-- Begin EXTRACTED MATERIAL --

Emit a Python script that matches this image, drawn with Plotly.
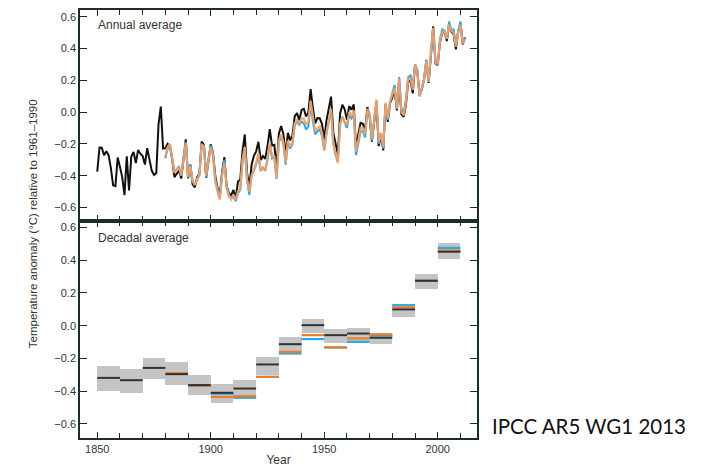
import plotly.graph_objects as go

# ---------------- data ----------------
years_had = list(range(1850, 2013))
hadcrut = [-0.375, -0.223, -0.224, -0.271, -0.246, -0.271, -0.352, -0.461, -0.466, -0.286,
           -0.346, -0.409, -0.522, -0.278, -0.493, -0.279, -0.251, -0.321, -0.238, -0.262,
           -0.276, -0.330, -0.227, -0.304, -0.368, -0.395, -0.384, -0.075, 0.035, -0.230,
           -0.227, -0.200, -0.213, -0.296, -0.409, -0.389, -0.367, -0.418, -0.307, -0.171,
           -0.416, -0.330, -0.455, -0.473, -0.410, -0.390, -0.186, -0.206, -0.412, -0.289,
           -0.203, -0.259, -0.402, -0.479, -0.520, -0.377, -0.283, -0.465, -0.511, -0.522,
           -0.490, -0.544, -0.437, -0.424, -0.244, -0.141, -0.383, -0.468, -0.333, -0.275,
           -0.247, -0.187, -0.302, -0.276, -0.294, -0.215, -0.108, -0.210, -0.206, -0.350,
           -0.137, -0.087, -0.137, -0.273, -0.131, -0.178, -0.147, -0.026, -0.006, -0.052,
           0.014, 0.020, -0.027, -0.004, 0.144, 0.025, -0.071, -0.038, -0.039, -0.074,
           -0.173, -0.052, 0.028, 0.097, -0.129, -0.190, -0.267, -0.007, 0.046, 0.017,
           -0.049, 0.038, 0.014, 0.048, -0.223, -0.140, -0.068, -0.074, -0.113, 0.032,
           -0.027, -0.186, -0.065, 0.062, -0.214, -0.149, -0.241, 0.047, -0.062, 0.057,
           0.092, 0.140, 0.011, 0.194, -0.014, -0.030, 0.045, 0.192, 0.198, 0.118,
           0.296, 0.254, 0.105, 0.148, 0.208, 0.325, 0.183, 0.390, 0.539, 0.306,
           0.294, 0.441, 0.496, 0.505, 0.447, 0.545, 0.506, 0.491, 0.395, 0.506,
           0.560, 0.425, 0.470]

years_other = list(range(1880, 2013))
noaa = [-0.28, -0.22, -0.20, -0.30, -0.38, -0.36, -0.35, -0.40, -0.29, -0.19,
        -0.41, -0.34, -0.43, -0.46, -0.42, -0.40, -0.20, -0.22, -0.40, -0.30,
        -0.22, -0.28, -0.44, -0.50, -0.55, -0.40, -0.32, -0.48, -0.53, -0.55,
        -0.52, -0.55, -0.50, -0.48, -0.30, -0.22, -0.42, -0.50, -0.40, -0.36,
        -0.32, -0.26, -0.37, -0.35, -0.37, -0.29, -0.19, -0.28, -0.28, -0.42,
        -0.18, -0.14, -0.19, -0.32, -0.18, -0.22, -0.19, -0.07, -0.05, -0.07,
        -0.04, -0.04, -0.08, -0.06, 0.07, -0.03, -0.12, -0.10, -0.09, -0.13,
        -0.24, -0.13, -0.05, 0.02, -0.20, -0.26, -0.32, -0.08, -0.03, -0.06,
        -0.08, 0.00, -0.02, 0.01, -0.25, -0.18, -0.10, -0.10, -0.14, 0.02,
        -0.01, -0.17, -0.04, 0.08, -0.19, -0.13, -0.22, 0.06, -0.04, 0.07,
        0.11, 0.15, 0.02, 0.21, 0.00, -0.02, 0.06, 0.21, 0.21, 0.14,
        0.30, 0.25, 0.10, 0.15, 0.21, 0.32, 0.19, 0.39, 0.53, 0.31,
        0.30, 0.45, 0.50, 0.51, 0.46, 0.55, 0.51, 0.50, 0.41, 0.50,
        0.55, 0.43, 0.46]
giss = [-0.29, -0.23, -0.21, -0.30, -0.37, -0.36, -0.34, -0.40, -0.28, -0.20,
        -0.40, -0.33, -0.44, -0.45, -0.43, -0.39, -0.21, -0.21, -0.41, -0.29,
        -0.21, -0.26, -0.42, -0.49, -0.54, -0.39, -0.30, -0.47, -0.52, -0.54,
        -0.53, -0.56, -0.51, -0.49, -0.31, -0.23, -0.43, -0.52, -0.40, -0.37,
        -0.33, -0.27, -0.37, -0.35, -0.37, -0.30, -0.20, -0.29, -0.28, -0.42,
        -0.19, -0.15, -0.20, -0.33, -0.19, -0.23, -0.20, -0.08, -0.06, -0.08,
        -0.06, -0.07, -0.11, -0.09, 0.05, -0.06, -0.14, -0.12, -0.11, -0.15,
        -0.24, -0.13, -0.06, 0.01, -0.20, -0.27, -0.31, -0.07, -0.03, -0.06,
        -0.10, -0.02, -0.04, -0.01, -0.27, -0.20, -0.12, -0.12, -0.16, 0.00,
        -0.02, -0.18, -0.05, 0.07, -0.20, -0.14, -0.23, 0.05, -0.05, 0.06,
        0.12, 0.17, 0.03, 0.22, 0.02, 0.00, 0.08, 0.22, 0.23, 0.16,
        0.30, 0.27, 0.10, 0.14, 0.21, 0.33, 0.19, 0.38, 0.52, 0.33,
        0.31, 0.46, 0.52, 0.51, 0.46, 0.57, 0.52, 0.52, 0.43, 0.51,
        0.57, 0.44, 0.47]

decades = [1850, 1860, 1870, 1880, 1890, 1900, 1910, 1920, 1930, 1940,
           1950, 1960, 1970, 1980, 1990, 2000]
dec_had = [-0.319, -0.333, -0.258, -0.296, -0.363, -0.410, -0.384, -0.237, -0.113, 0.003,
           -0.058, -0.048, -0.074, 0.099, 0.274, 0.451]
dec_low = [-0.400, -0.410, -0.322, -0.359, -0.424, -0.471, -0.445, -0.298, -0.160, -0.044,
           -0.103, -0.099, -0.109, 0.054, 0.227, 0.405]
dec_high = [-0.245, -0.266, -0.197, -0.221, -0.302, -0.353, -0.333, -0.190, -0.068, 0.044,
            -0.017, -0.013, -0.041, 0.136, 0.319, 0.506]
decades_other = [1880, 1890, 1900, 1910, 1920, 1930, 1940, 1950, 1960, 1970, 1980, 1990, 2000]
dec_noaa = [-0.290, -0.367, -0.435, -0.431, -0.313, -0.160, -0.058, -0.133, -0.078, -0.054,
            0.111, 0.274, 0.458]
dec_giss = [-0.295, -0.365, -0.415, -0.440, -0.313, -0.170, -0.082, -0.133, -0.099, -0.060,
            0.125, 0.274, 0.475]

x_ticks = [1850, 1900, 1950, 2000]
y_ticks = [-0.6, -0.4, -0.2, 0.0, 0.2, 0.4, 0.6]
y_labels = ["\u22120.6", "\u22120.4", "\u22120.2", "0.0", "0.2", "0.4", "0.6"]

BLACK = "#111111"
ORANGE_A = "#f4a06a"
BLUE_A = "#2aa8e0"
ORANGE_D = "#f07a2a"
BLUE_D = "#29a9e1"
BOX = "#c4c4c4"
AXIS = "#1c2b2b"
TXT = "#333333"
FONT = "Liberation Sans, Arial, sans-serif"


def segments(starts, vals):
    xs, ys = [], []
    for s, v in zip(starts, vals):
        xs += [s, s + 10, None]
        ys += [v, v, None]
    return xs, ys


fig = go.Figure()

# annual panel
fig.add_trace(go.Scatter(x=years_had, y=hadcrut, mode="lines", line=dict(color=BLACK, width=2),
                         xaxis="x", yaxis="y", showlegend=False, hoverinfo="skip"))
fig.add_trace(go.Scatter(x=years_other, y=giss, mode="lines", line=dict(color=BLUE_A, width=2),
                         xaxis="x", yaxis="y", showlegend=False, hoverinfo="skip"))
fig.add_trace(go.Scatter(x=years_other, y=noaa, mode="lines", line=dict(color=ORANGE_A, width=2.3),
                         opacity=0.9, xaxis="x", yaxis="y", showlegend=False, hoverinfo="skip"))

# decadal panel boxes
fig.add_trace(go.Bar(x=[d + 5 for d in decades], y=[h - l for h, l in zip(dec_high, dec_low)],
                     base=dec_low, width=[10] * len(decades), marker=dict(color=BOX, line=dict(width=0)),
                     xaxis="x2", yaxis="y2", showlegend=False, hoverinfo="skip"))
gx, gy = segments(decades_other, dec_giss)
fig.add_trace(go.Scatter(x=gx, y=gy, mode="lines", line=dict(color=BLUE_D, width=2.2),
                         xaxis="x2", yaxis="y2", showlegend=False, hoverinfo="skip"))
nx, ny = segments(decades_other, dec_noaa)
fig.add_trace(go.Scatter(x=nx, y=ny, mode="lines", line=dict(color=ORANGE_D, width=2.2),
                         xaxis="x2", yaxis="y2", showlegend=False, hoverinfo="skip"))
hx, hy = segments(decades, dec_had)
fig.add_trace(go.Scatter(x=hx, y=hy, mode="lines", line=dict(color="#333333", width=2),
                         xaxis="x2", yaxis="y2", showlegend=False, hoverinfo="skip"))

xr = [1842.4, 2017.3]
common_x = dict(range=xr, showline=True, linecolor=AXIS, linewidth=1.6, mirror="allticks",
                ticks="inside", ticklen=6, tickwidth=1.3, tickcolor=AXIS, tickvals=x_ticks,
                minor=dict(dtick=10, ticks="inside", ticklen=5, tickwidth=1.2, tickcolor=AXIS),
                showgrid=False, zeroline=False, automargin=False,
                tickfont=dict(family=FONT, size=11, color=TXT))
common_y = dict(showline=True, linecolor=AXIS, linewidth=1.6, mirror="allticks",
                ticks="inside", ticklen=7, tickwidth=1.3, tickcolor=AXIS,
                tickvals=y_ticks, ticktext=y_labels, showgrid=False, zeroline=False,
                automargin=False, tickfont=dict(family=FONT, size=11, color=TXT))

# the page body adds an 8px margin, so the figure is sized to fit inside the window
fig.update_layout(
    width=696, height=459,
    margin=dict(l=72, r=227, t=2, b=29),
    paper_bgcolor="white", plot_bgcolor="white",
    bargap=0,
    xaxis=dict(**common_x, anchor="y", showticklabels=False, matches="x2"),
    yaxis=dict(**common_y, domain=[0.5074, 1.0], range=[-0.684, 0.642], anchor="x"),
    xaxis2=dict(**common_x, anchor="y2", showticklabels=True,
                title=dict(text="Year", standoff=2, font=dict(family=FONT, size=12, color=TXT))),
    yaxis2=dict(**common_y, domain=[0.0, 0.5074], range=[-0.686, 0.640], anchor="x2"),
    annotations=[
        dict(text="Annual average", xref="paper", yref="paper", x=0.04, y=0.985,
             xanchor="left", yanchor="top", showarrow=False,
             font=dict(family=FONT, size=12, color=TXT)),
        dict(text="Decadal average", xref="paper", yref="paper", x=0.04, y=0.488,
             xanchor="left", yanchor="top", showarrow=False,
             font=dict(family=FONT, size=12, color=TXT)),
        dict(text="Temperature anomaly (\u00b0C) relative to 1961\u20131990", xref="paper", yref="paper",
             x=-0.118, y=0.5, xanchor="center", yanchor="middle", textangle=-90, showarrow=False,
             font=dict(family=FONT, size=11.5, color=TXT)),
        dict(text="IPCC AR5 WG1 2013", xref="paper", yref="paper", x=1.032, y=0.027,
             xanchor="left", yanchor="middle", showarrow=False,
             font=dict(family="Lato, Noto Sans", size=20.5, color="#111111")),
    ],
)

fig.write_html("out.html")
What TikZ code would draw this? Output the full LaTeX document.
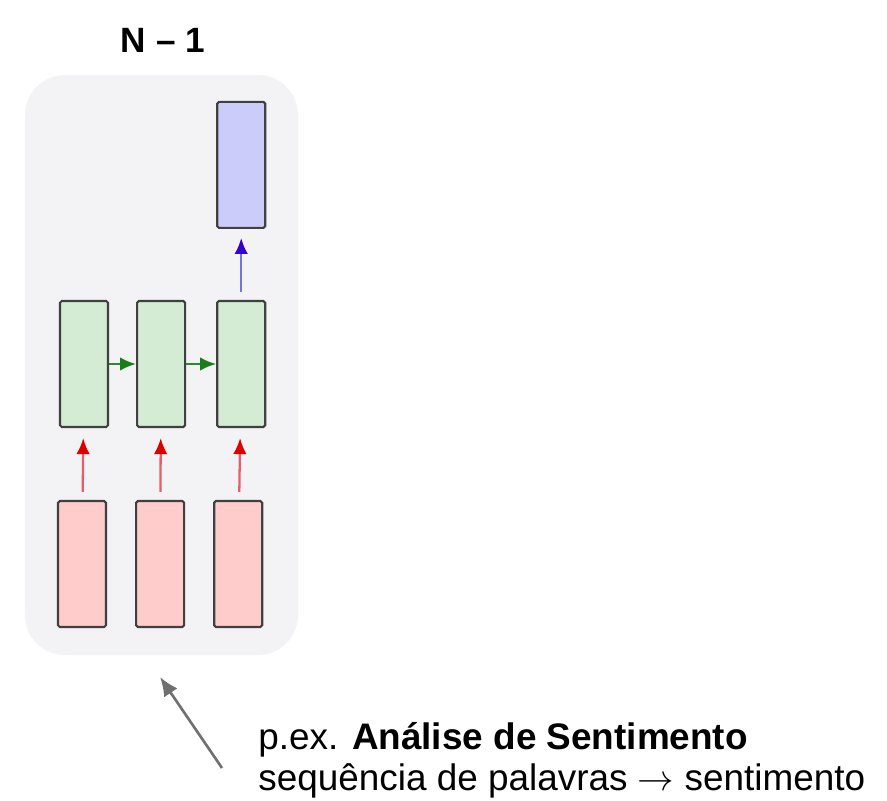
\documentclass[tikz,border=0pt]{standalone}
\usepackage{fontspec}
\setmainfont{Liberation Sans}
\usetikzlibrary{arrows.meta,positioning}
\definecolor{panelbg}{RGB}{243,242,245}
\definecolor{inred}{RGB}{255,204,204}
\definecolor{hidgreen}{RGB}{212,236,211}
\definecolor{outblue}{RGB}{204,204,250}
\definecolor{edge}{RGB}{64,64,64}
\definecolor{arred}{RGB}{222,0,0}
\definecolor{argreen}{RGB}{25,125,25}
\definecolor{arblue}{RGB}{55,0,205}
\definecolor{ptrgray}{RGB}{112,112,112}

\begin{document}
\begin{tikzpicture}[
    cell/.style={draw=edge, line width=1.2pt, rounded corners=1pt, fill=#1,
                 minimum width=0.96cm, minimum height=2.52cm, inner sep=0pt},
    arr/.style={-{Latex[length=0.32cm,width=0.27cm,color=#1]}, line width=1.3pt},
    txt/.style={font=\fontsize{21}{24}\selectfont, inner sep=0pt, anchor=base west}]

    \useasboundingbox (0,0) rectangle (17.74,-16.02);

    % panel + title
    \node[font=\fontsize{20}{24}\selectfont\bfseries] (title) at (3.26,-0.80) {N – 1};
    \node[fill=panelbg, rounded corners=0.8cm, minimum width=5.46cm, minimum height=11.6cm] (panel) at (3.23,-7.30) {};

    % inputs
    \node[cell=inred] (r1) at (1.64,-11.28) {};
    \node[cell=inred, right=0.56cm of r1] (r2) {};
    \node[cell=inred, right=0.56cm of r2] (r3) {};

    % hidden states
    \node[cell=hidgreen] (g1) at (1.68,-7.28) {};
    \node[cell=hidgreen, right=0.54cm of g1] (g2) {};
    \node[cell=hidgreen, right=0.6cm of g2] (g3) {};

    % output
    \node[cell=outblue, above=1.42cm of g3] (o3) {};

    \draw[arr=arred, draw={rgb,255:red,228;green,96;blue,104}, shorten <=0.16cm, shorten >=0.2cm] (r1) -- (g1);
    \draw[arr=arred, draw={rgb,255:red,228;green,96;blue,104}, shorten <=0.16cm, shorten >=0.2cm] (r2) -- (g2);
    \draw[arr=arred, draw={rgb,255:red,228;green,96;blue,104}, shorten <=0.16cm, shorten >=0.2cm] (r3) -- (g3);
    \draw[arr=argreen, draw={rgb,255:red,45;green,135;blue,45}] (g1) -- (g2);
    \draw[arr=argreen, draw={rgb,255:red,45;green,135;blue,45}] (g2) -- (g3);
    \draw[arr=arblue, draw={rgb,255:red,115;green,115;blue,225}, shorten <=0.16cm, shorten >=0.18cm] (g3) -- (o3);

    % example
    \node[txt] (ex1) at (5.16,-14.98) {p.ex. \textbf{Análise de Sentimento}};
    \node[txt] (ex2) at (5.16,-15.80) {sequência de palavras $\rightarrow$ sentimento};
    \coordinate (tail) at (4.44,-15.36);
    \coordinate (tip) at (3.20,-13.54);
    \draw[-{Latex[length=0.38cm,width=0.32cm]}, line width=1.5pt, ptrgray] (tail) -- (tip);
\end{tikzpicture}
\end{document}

-- End EXTRACTED MATERIAL --

**TASK PROMPT:**
Only the lines from the top of the data through the line with "import plotly.graph_objects as go" should be quoted, exactly and with both ends kept; skip the pictures.

**REPLY TO THE TASK:**
Emit a Python script that matches this image, drawn with Plotly.
import plotly.graph_objects as go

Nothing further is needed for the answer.